La prima cosa bella

Crítica de Karen Riveiro - Cinemarama

El pelotazo en la cabeza

El efecto adormecedor que podía provocar ese viernes soleado, con el silencio callejero de la tarde recién llegada y con una inminente gripe en el cuerpo, iba a ser apenas durable. ¡Pum! Pelotazo en la cabeza: esto no es sólo lo que le ocurre en la primera escena a Bruno, el aletargado personaje principal, también fue lo que La prima cosa bella provocó en mí. Apenas hubo tiempo –y a pesar de sus dos horas de duración– para distracciones, anotaciones o alguna tos impaciente, puesto que, en la vorágine de la experiencia de ver esta película, lo real parecía estar pasando más cerca de la pantalla que de la sala en la que estaba.
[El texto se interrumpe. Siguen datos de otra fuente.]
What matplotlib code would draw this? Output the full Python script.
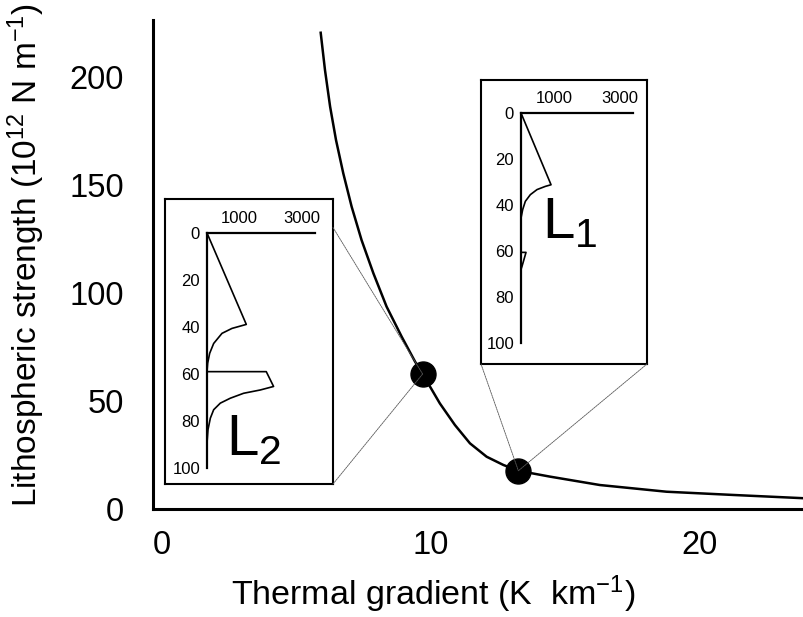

La prima cosa bella es la historia de Bruno Michelucci (Valerio Mastandrea), un profesor de literatura de una escuela de Milán que sobrevive con los recuerdos de una infancia marcada por la belleza y la vitalidad de su madre Anna (Stefanía Sandrelli). El relato del pasado de esta familia comienza en 1971, cuando Anna (en su juventud es interpretada por Micaela Ramazzotti) es elegida la “mamá más bella del verano” en una playa de Livorno; a partir de este punto, además de advertir por primera vez la belleza de Ramazzotti, las escenas comienzan a dividirse entre flashbacks y el presente en el cual Bruno vuelve a Livorno y, acompañado por su hermana Valeria (Claudia Pandolfi), se reencuentra con su madre.

El realismo que impregna los diálogos, las actuaciones y la puesta en escena en general es, quizás, el mayor atractivo. Pero la belleza de la película resulta, además, de una especie de trasplante que opera en cada escena de conflicto: la extirpación del melodrama se realiza apenas éste asoma y en su lugar se instala el humor que, por otra parte, jamás es forzado. En este sentido la película se parece a Anna, la apasionada madre que sin importar la situación y abrazada a sus hijos, mezquina la tristeza o el cansancio: el gesto que delata el agotamiento y la alegría fingida cuando sus hijos no la miran jamás aparece en ella.

No recuerdo haber disfrutado tanto esa última media hora, ya pasados los noventa minutos, cuando el reloj biológico del espectador comienza a avisar que hace rato que uno está allí: La prima cosa bella es, en este aspecto, una cura al pensamiento distraído, al adormecimiento de los pies y los sentidos en la sala. La película, y al igual que las múltiples interrupciones que aparecen siempre que Bruno está a punto de drogarse y que lo obligan a hacer otra cosa, nunca se abandona a la comodidad de anclarse en un único elemento. Ni un personaje, situación o escena resultan tan estáticos u omnipresentes en La prima cosa bella como para robar protagonismo: por el contrario, el universo de Virzi parece estar enteramente reglado por lo intercambiable, lo mutable, lo relativo.

Puede que todo lo anterior se reduzca, finalmente, a la única idea del intentar verse de lejos, el abstraerse de todo hecho trivial y cotidiano para mirar el conjunto, como en una película. Y esa posibilidad en La prima cosa bella es la misma madurez que también atraviesa a sus protagonistas; por eso el humor, por eso la falta de polaridad y etiquetas en los personajes, por eso el exilio del melodrama. Cuando el presente cae en la cuenta de que, con el paso de los años, hasta lo más duro del pasado puede ser gracioso, ridículo o insignificante, llega la mejor de las películas: no aquella que se manifiesta tomando mucho jarabe para la tos, tampoco esa que se despliega ingiriendo una pastilla roja, sino más bien la que inicia con un pelotazo en la cabeza.